Street in the Ventura County, California

Thousand Oaks Boulevard, previously known as Ventura Boulevard, is a street in the Conejo Valley, primarily in Ventura County but also in Los Angeles County, California. It stretches from Thousand Oaks through Westlake Village to Agoura Hills. In Thousand Oaks, it is located in the downtown area and was also known as Main Street until the Moorpark Freeway (SR 23) was completed in the 1960s. Today it remains one of the busiest commercial areas in Thousand Oaks, although many businesses are also located at The Oaks and Janss Marketplace. It is Thousand Oaks’ major east-west thoroughfare, connecting The Oaks mall on the west to Thousand Oaks Civic Arts Plaza in the east. It runs parallel to the Ventura Freeway (US 101). As of 2017, over 230 businesses are housed on Thousand Oaks Boulevard.

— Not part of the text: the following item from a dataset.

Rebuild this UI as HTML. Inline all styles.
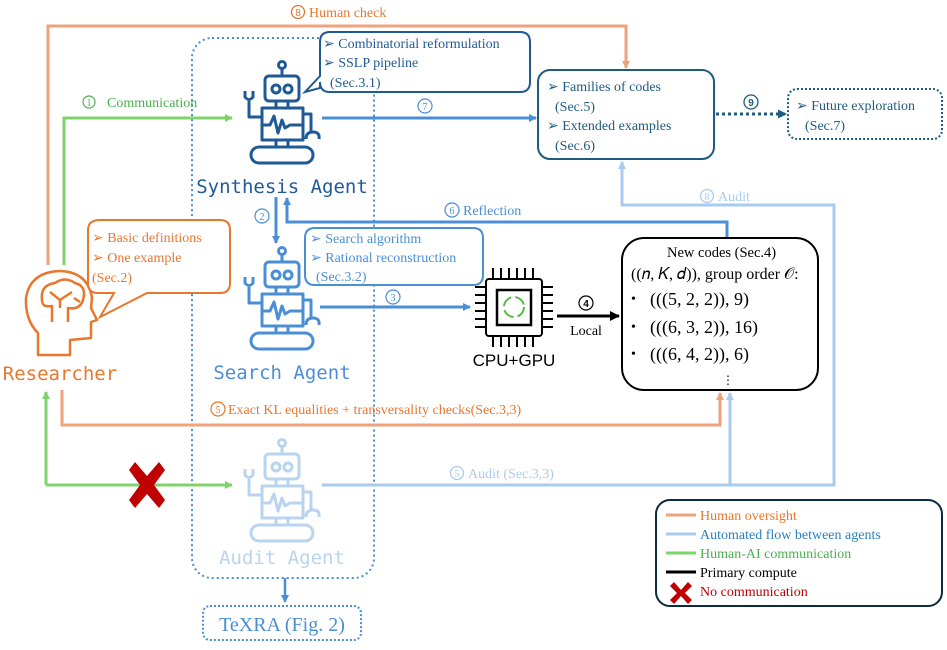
<!DOCTYPE html>
<html><head><meta charset="utf-8"><style>
html,body{margin:0;padding:0;background:#fff}
svg{display:block;font-family:"Liberation Serif",serif}
.m{font-family:"DejaVu Sans Mono","Liberation Mono",monospace}
</style></head><body>
<svg width="947" height="650" viewBox="0 0 947 650" xmlns="http://www.w3.org/2000/svg">
<defs>
<marker id="ao" markerWidth="8" markerHeight="8" refX="7" refY="4" orient="auto" markerUnits="userSpaceOnUse"><path d="M0,0 L8,4 L0,8z" fill="#f0a27c"/></marker>
<marker id="ag" markerWidth="8" markerHeight="8" refX="7" refY="4" orient="auto" markerUnits="userSpaceOnUse"><path d="M0,0 L8,4 L0,8z" fill="#7fd36b"/></marker>
<marker id="ab" markerWidth="8" markerHeight="8" refX="7" refY="4" orient="auto" markerUnits="userSpaceOnUse"><path d="M0,0 L8,4 L0,8z" fill="#4a8fd6"/></marker>
<marker id="al" markerWidth="8" markerHeight="8" refX="7" refY="4" orient="auto" markerUnits="userSpaceOnUse"><path d="M0,0 L8,4 L0,8z" fill="#a9cbef"/></marker>
<marker id="ak" markerWidth="10" markerHeight="10" refX="9" refY="5" orient="auto" markerUnits="userSpaceOnUse"><path d="M0,0 L10,5 L0,10z" fill="#000"/></marker>
<marker id="ad" markerWidth="9" markerHeight="9" refX="8" refY="4.5" orient="auto" markerUnits="userSpaceOnUse"><path d="M0,0 L9,4.5 L0,9z" fill="#1e5b7e"/></marker>
<g id="robot" fill="none" stroke-width="3" stroke-linejoin="round">
<circle cx="282" cy="65" r="3.5"/><line x1="282" y1="69" x2="282" y2="76"/>
<rect x="265" y="76" width="34" height="25" rx="4"/>
<circle cx="276" cy="89" r="4"/><circle cx="288" cy="89" r="4"/>
<line x1="276" y1="101" x2="276" y2="108"/><line x1="288" y1="101" x2="288" y2="108"/>
<rect x="262" y="108" width="41" height="32"/>
<path d="M262,125 L270,125 L274,116 L278,133 L282,120 L285,128 L290,125 L303,125"/>
<path d="M245,91 L245,97 Q249,102 253,97 L253,91 M249,101 L249,117 L262,117"/>
<path d="M303,114 L311,114 L311,132 M306,139 Q306,132 313,132 Q320,132 319,139"/>
<line x1="276" y1="140" x2="276" y2="147"/><line x1="288" y1="140" x2="288" y2="147"/>
<rect x="251" y="147" width="62" height="16" rx="8"/>
</g>
</defs>

<rect x="192" y="38" width="182" height="540" rx="20" fill="none" stroke="#4a8fd6" stroke-width="2" stroke-dasharray="2,3"/>

<path d="M48,265 L48,26 L626,26 L626,68" fill="none" stroke="#f0a27c" stroke-width="3" marker-end="url(#ao)"/>
<circle cx="298" cy="12" r="6.5" fill="#fff" stroke="#e8772e" stroke-width="1.3"/><text x="298" y="16" font-size="10" text-anchor="middle" fill="#e8772e" font-family="Liberation Sans">8</text>
<text x="309" y="17" font-size="14" fill="#e8772e">Human check</text>

<path d="M64,265 L64,118 L232,118" fill="none" stroke="#7fd36b" stroke-width="3" marker-end="url(#ag)"/>
<circle cx="89" cy="102" r="6" fill="none" stroke="#4caf50" stroke-width="1.2"/><text x="89" y="106" font-size="10" text-anchor="middle" fill="#4caf50">1</text>
<text x="107" y="107" font-size="14" fill="#4caf50">Communication</text>

<use href="#robot" stroke="#1f5a96"/>
<text x="282" y="193" class="m" font-size="19" text-anchor="middle" fill="#1f5a96">Synthesis Agent</text>
<path d="M330,32 L520,32 Q530,32 530,42 L530,82 Q530,92 520,92 L330,92 Q320,92 320,82 L320,88 L305,92 L320,76 L320,42 Q320,32 330,32z" fill="#fff" stroke="#1f5a96" stroke-width="2"/>
<text font-size="14" fill="#1f5a96"><tspan x="323" y="48">➢  Combinatorial reformulation</tspan><tspan x="323" y="67">➢  SSLP pipeline</tspan><tspan x="330" y="87">(Sec.3.1)</tspan></text>

<path d="M322,118 L536,118" stroke="#4a8fd6" stroke-width="3" marker-end="url(#ab)"/>
<circle cx="425" cy="106" r="7" fill="#fff" stroke="#4a8fd6" stroke-width="1.2"/><text x="425" y="110" font-size="10" text-anchor="middle" fill="#4a8fd6">7</text>

<rect x="538" y="70" width="176" height="89" rx="12" fill="#fff" stroke="#1e5b7e" stroke-width="2"/>
<text font-size="14" fill="#1e5b7e"><tspan x="547" y="91">➢  Families of codes</tspan><tspan x="555" y="111">(Sec.5)</tspan><tspan x="547" y="130">➢  Extended examples</tspan><tspan x="555" y="150">(Sec.6)</tspan></text>
<path d="M716,114 L786,114" stroke="#1e5b7e" stroke-width="3" stroke-dasharray="3,3" marker-end="url(#ad)"/>
<circle cx="751" cy="102" r="7" fill="#fff" stroke="#1e5b7e" stroke-width="1.3"/><text x="751" y="106" font-size="10" text-anchor="middle" fill="#1e5b7e" font-family="Liberation Sans" font-weight="bold">9</text>
<rect x="788" y="89" width="154" height="50" rx="9" fill="none" stroke="#1e5b7e" stroke-width="2" stroke-dasharray="2,2"/>
<text font-size="14" fill="#1e5b7e"><tspan x="796" y="110">➢  Future exploration</tspan><tspan x="805" y="130">(Sec.7)</tspan></text>

<path d="M322,485 L834,485 L834,205 L622,205 L622,162" fill="none" stroke="#a9cbef" stroke-width="3" marker-end="url(#al)"/>
<path d="M730,485 L730,393" fill="none" stroke="#a9cbef" stroke-width="3" marker-end="url(#al)"/>
<circle cx="707" cy="196" r="6.5" fill="#fff" stroke="#a9cbef" stroke-width="1.3"/><text x="707" y="200" font-size="10" text-anchor="middle" fill="#a9cbef">8</text>
<text x="718" y="201" font-size="14" fill="#a9cbef">Audit</text>
<circle cx="457" cy="473" r="6.5" fill="#fff" stroke="#a9cbef" stroke-width="1.3"/><text x="457" y="477" font-size="10" text-anchor="middle" fill="#a9cbef">5</text>
<text x="468" y="478" font-size="14" fill="#a9cbef">Audit (Sec.3,3)</text>

<path d="M727,240 L727,222 L287,222 L287,198" fill="none" stroke="#4a8fd6" stroke-width="3" marker-end="url(#ab)"/>
<circle cx="452" cy="210" r="7" fill="#fff" stroke="#4a8fd6" stroke-width="1.2"/><text x="452" y="214" font-size="10" text-anchor="middle" fill="#4a8fd6">6</text>
<text x="463" y="215" font-size="14" fill="#4a8fd6">Reflection</text>

<path d="M276,197 L276,243" stroke="#4a8fd6" stroke-width="3" marker-end="url(#ab)"/>
<circle cx="262" cy="216" r="7" fill="#fff" stroke="#4a8fd6" stroke-width="1.2"/><text x="262" y="220" font-size="10" text-anchor="middle" fill="#4a8fd6">2</text>

<use href="#robot" stroke="#4a8fd6" transform="translate(0,186)"/>
<text x="282" y="379" class="m" font-size="19" text-anchor="middle" fill="#4a8fd6">Search Agent</text>
<path d="M315,228 L473,228 Q483,228 483,238 L483,275 Q483,285 473,285 L315,285 Q305,285 305,275 L305,238 Q305,228 315,228z" fill="#fff" stroke="#4a8fd6" stroke-width="2"/>
<text font-size="14" fill="#4a8fd6"><tspan x="310" y="243">➢  Search algorithm</tspan><tspan x="310" y="262">➢  Rational reconstruction</tspan><tspan x="316" y="281">(Sec.3.2)</tspan></text>

<path d="M320,307 L470,307" stroke="#4a8fd6" stroke-width="3" marker-end="url(#ab)"/>
<circle cx="393" cy="297" r="7" fill="#fff" stroke="#4a8fd6" stroke-width="1.2"/><text x="393" y="301" font-size="10" text-anchor="middle" fill="#4a8fd6">3</text>

<g stroke="#000" stroke-width="2" fill="none">
<rect x="486" y="279" width="56" height="57" rx="3"/>
<rect x="497" y="290" width="34" height="35" stroke-width="2.5"/>
<path d="M493,268v11M501,268v11M509,268v11M517,268v11M525,268v11M533,268v11M493,336v11M501,336v11M509,336v11M517,336v11M525,336v11M533,336v11M475,287h11M475,295h11M475,303h11M475,311h11M475,319h11M475,327h11M542,287h11M542,295h11M542,303h11M542,311h11M542,319h11M542,327h11"/>
</g>
<circle cx="514" cy="307" r="10" fill="none" stroke="#5bbb4a" stroke-width="2" stroke-dasharray="12,4"/>
<text x="514" y="366" font-family="Liberation Sans" font-size="17" text-anchor="middle">CPU+GPU</text>

<path d="M557,316 L619,316" stroke="#000" stroke-width="3" marker-end="url(#ak)"/>
<circle cx="586" cy="303" r="7" fill="#fff" stroke="#000" stroke-width="1.2"/><text x="586" y="307" font-size="10" text-anchor="middle" font-weight="bold" font-family="Liberation Sans">4</text>
<text x="586" y="335" font-size="14" text-anchor="middle">Local</text>

<rect x="622" y="238" width="196" height="152" rx="22" fill="#fff" stroke="#000" stroke-width="2"/>
<text font-size="14.5" fill="#000"><tspan x="667" y="257">New codes (Sec.4)</tspan><tspan x="631" y="279" font-size="16">((𝑛, 𝐾, 𝑑)), group order 𝒪:</tspan></text>
<text font-size="14"><tspan x="631" y="303">•</tspan><tspan x="631" y="331">•</tspan><tspan x="631" y="358">•</tspan></text>
<text font-size="18"><tspan x="650" y="305">(((5, 2, 2)), 9)</tspan><tspan x="650" y="333">(((6, 3, 2)), 16)</tspan><tspan x="650" y="360">(((6, 4, 2)), 6)</tspan></text>
<text x="728" y="384" font-size="12" text-anchor="middle">⋮</text>

<path d="M62,390 L62,425 L720,425 L720,393" fill="none" stroke="#f0a27c" stroke-width="3" marker-end="url(#ao)"/>
<circle cx="218" cy="409" r="7" fill="#fff" stroke="#e8772e" stroke-width="1.2"/><text x="218" y="413" font-size="10" text-anchor="middle" fill="#e8772e">5</text>
<text x="228" y="414" font-size="14" fill="#e8772e">Exact KL equalities + transversality checks(Sec.3,3)</text>

<path d="M46,485 L46,392" fill="none" stroke="#7fd36b" stroke-width="3" marker-end="url(#ag)"/>
<path d="M46,485 L232,485" fill="none" stroke="#7fd36b" stroke-width="3" marker-end="url(#ag)"/>
<path d="M129,470 L135,462 L147,476 L159,462 L165,470 L154,485 L165,500 L159,508 L147,494 L135,508 L129,500 L140,485z" fill="#c00000"/>

<use href="#robot" stroke="#b8d4ef" transform="translate(0,378)"/>
<text x="282" y="564" class="m" font-size="19" text-anchor="middle" fill="#b8d4ef">Audit Agent</text>

<path d="M285,578 L285,602" stroke="#4a8fd6" stroke-width="2.5" marker-end="url(#ab)"/>
<rect x="203" y="606" width="158" height="34" rx="7" fill="none" stroke="#4a8fd6" stroke-width="2" stroke-dasharray="2,2"/>
<text x="282" y="631" font-size="20" text-anchor="middle" fill="#4a8fd6">TeXRA (Fig. 2)</text>

<g fill="none" stroke="#e8772e" stroke-width="2.5" stroke-linejoin="round">
<path d="M38,355 L38,333 Q25,320 26,298 Q30,272 60,271 Q88,272 92,298 L91,308 L97,320 L91,322 L91,338 L70,340 L70,355z"/>
<path d="M42,300 Q40,285 55,283 Q65,276 75,283 Q87,286 83,300 Q80,310 68,308 L68,322 M52,322 L52,306 Q42,308 42,300 M50,292 L60,300 L72,292 M60,300 L60,308 M74,298 L80,302"/>
</g>
<text x="60" y="380" class="m" font-size="19" text-anchor="middle" fill="#e8772e">Researcher</text>
<path d="M100,220 L220,220 Q230,220 230,230 L230,283 Q230,293 220,293 L147,293 L100,317 L114,293 L98,293 Q88,293 88,283 L88,230 Q88,220 100,220z" fill="#fff" stroke="#e8772e" stroke-width="2"/>
<text font-size="14" fill="#e8772e"><tspan x="92" y="242">➢  Basic definitions</tspan><tspan x="92" y="262">➢  One example</tspan><tspan x="92" y="282">(Sec.2)</tspan></text>

<rect x="656" y="500" width="286" height="106" rx="14" fill="#fff" stroke="#0d2b3e" stroke-width="2"/>
<g stroke-width="3"><line x1="666" y1="515" x2="696" y2="515" stroke="#f0a27c"/><line x1="666" y1="534" x2="696" y2="534" stroke="#a9cbef"/><line x1="666" y1="553" x2="696" y2="553" stroke="#7fd36b"/><line x1="666" y1="572" x2="696" y2="572" stroke="#000"/></g>
<path d="M670,586 L674,582 L681,590 L688,582 L692,586 L685,593 L692,600 L688,604 L681,596 L674,604 L670,600 L677,593z" fill="#c00000"/>
<text font-size="14"><tspan x="700" y="520" fill="#e8772e">Human oversight</tspan><tspan x="700" y="539" fill="#2a7fc0">Automated flow between agents</tspan><tspan x="700" y="558" fill="#4caf50">Human-AI communication</tspan><tspan x="700" y="577" fill="#000">Primary compute</tspan><tspan x="700" y="596" fill="#c00000">No communication</tspan></text>
</svg>
</body></html>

It was one of the first streets in the city. Thousand Oaks Civic Arts Plaza and Gardens of the World are located on Thousand Oaks Boulevard. It is also home of the Thousand Oaks Auto Mall.

Thousand Oaks Boulevard has been featured in movies such as It Happened One Night (1934), Walk on the Wild Side (1962) and Thelma & Louise (1991).